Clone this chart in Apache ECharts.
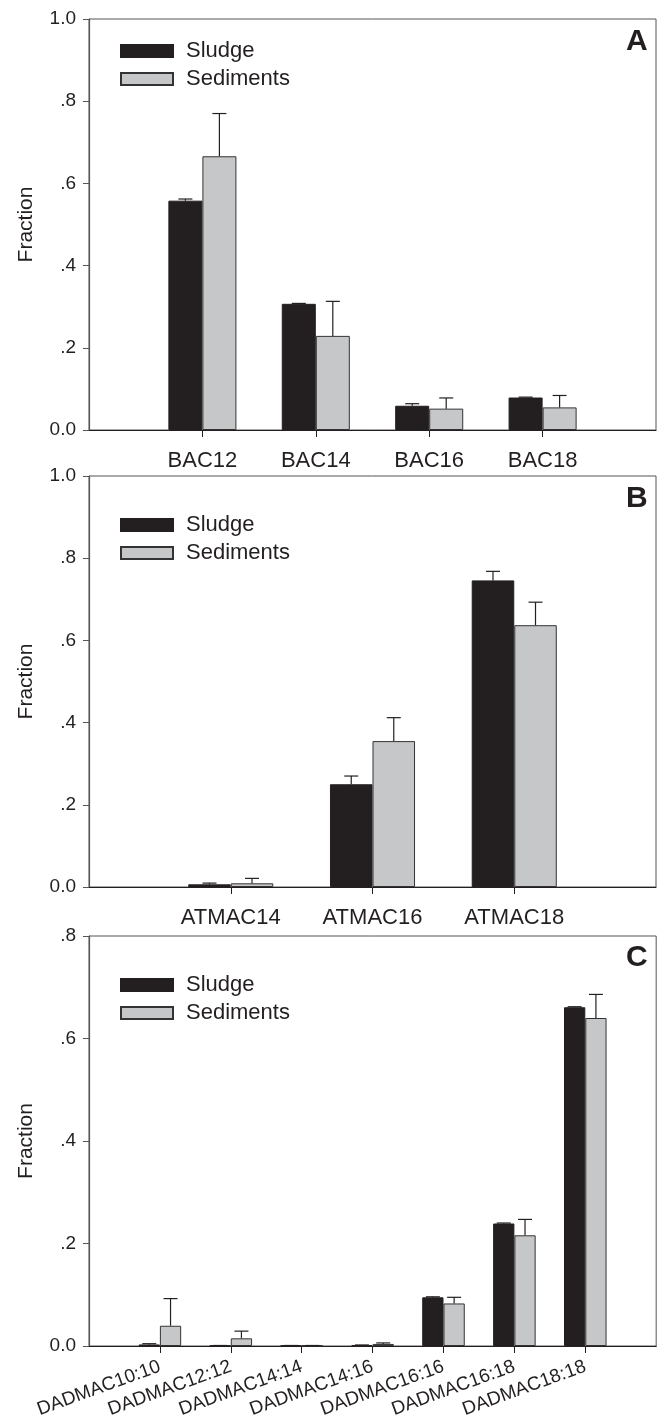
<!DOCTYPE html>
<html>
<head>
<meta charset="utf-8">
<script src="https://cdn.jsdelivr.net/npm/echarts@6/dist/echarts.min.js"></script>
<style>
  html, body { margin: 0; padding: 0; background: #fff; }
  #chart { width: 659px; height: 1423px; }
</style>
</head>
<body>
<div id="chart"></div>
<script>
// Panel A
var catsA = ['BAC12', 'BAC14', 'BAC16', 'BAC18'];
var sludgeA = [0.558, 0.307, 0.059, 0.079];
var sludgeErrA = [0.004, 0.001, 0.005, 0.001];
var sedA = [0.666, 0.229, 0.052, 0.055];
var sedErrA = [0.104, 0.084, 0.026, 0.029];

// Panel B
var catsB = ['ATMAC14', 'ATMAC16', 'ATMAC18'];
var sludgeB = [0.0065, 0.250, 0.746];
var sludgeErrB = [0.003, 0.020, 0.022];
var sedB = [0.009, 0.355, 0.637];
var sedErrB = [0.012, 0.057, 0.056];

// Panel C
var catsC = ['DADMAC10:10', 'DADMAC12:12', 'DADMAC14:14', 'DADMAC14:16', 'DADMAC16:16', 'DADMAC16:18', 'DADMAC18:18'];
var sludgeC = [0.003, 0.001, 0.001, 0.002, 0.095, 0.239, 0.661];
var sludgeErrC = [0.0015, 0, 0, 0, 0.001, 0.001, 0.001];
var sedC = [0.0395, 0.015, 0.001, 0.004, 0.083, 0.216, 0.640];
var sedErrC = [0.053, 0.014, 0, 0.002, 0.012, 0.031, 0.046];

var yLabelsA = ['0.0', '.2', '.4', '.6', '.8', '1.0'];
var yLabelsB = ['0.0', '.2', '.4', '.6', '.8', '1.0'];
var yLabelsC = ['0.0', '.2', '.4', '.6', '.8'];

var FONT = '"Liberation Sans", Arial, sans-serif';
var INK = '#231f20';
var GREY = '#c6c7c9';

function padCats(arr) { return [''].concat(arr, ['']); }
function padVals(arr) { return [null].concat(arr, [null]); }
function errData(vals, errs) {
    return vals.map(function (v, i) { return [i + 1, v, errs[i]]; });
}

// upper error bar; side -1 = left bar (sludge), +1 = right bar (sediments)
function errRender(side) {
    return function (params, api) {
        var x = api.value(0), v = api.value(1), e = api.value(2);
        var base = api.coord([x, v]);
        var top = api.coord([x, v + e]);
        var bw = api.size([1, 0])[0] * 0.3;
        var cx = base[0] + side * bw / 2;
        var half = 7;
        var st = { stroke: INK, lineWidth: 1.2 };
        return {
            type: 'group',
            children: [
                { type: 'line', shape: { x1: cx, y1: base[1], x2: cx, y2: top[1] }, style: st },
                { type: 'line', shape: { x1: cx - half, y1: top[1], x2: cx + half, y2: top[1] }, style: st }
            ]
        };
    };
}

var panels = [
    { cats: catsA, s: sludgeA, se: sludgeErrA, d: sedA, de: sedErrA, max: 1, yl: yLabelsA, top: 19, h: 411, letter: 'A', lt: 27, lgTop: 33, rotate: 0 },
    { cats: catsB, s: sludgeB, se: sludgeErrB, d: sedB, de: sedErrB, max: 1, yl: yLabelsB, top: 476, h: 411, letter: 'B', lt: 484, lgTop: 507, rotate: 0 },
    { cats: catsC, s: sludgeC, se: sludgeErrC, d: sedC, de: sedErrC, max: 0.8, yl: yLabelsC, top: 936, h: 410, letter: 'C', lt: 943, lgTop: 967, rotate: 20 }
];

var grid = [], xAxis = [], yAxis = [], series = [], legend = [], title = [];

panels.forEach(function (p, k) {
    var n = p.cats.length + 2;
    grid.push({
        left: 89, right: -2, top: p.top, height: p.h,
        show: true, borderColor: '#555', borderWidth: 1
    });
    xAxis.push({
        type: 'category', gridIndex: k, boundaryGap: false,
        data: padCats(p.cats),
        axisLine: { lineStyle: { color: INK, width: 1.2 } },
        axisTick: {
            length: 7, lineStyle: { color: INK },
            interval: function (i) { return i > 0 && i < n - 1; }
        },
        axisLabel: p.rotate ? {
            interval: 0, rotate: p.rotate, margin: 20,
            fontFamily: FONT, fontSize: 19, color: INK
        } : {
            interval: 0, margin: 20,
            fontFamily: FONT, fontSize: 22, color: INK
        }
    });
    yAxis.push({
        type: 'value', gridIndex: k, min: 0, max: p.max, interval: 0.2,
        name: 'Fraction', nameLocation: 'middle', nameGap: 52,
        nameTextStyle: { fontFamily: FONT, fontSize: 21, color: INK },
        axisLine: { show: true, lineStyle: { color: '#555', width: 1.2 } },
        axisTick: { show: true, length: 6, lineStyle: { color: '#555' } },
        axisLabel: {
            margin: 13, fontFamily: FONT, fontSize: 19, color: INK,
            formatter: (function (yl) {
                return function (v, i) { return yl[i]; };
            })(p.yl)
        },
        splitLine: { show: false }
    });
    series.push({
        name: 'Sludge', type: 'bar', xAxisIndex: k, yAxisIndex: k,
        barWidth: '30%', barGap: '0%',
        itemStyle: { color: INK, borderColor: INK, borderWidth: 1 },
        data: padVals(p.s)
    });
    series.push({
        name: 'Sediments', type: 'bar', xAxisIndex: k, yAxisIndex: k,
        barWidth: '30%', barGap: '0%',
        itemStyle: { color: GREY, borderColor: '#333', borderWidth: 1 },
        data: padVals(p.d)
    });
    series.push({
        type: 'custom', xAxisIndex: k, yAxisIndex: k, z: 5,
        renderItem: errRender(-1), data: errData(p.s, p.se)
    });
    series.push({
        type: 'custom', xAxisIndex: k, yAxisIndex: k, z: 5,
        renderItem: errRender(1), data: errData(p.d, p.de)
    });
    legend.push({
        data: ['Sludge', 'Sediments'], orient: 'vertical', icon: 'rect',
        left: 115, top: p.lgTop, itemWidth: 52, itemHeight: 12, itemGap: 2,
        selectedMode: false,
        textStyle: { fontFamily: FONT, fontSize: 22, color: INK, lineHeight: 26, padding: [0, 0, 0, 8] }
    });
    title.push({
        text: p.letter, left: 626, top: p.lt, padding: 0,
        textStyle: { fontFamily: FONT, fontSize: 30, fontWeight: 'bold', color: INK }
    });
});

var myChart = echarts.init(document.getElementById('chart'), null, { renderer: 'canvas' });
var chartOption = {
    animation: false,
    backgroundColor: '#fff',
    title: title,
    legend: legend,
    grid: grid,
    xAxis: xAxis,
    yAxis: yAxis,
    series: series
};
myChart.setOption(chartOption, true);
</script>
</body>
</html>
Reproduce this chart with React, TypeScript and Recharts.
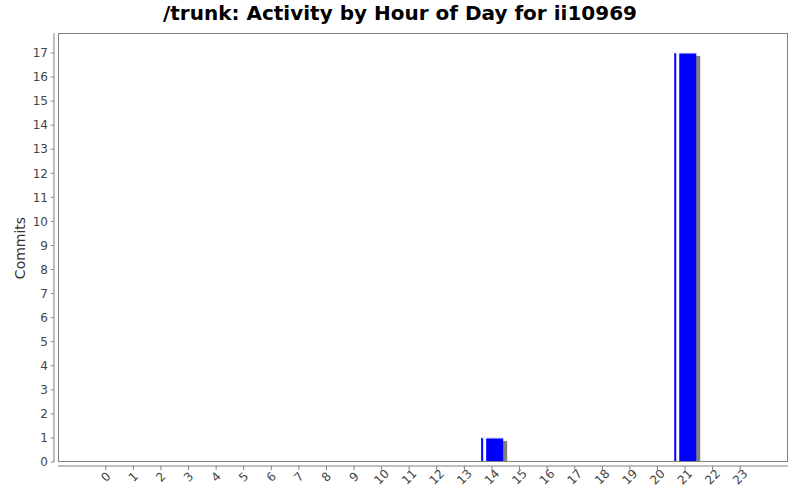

◇ ◇ ◇ ◇ ◇

Pick out and copy the lines of the material that include the word "this".

Clone this chart in Apache ECharts.
Reproduce this chart with React, TypeScript and Recharts.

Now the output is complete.